O sinal amarelo do Elevidys

  • Categoria do post:JOTA

A discussão sobre como garantir medicamentos comprovadamente eficazes, seguros e sustentáveis para o sistema de saúde está cada vez mais complexa no Brasil. Governo, Congresso, Justiça, profissionais de saúde e organizações de pacientes estão envolvidos nesse debate, mostrando como o tema é delicado e importante.

Medicamentos trazem em si esperança. De cura, de vidas salvas, de mais bem-estar e qualidade. Legítima, a expectativa não significa, contudo, que os prognósticos sempre se materializem. Novos tratamentos também podem resultar em frustrações.

Com notícias da Anvisa e da ANS, o JOTA PRO Saúde entrega previsibilidade e transparência para empresas do setor

É que ocorre, neste momento, com o Elevidys. De sonho para o tratamento de pessoas com distrofia muscular de Duchenne, uma doença rara, tornou-se um problema de saúde pública, após as mortes de três pacientes – um deles possivelmente no Brasil – que faziam uso do medicamento, cuja dose única custa R$ 13,6 milhões. As vendas do produto foram suspensas no país.

O Elevidys nos obriga a pensar melhor em como as inovações em saúde, como os medicamentos, estão chegando até nós, usuários finais. Existe sempre o clamor para que elas sejam aprovadas o mais rapidamente possível, na linha de “quanto mais tecnologias disponíveis, melhor”. Será mesmo o caminho mais adequado?

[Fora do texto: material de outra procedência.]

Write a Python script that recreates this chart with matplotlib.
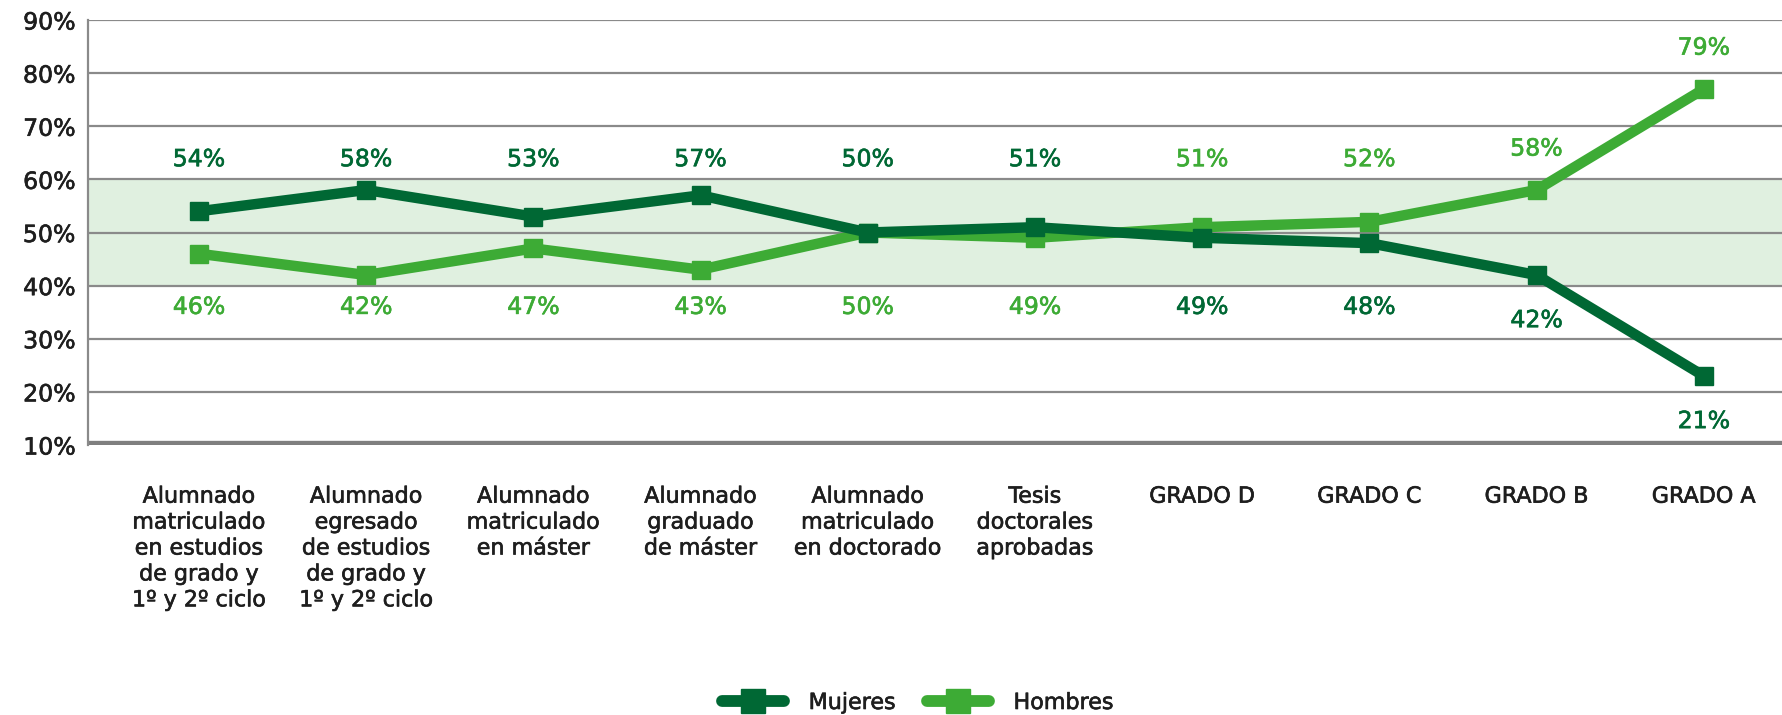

Não se trata de discussão acessória. Segundo a Instituição Fiscal Independente, despesas com inovação tecnológica e a inflação da saúde são os vetores que mais impactam os custos do sistema de saúde no país, superiores ao envelhecimento populacional e ao aumento da frequência de cobertura dos serviços de saúde.

Logo, definir como este gasto se dá é central para a saúde que queremos, hoje e no futuro. Até porque, cada vez mais, a população vai demandar mais assistência e, cada vez mais, a assistência vai depender mais da tecnologia.

Sistemas de saúde como o do Brasil dispõem de um modelo organizado de incorporação de novas tecnologias, processo chamado de Avaliação Tecnológica em Saúde (ATS). Seu papel é analisar aspectos como eficácia, segurança do paciente e viabilidade econômica relacionados às inovações.

É a ATS que garante que a inovação traz ganhos reais para a saúde dos pacientes em comparação com opções já disponíveis. É ela, também, que afere se os benefícios terapêuticos obtidos justificam o custo adicional com a novidade. Sem a ATS, a incorporação converte-se em um salto no escuro, um ato sem balizas em evidências científicas robustas e preços justos.

Um país com recursos escassos como o Brasil não pode despender gastos sem critérios muito bem definidos e rigorosos. Neste sentido, precisamos atuar com o Judiciário para mitigar a judicialização que, em algumas situações, contorna decisões das instâncias governamentais de ATS e concede acesso a medicamentos com evidências científicas frágeis. Temos algumas ações a tomar.

Primeiro, toda inovação tem que ter sua eficácia, sua segurança e seu custo avaliados por meio da ATS, que deve tornar-se obrigatória – e com prazos compatíveis, sem açodamento.

Segundo, precisamos melhorar a integração do processo de registro na Anvisa, de precificação na CMED (Câmara de Regulação do Mercado de Medicamentos) e de decisão sobre incorporação na Conitec (Comissão Nacional de Incorporação de Tecnologias) para o SUS e na ANS para a saúde suplementar. Neste sentido, a incorporação para o SUS e para a saúde suplementar também deveria ser unificada, realizada por um órgão único – hoje, cada um tem seu rito próprio, com regras e até preços próprios.

Em terceiro lugar, o país precisa adotar mecanismos de compartilhamento de riscos, de forma que os fornecedores também arquem com riscos e incertezas das inovações. Hoje, se um tratamento não surte os efeitos prometidos, como pode vir a ser o caso do Elevidys, o ônus do insucesso fica integralmente com quem pagou por ele: o contribuinte de impostos, no caso do SUS, ou o usuário de plano de saúde, na rede privada.

Informações direto ao ponto sobre o que realmente importa: assine gratuitamente a JOTA Principal, a nova newsletter do JOTA

É imprescindível que o Estado brasileiro estabeleça critérios de priorização claros e eficientes para a aquisição e a incorporação de tecnologias em saúde, visando garantir o direito à saúde sem comprometer a sustentabilidade financeira do sistema. Sem isso, o risco é de outros sonhos se transformarem em novos e indesejáveis problemas.

O caso do Elevidys mostra o difícil equilíbrio entre agilizar o acesso a tratamentos inovadores e garantir que eles funcionem e sejam seguros, principalmente para doenças raras com opções limitadas.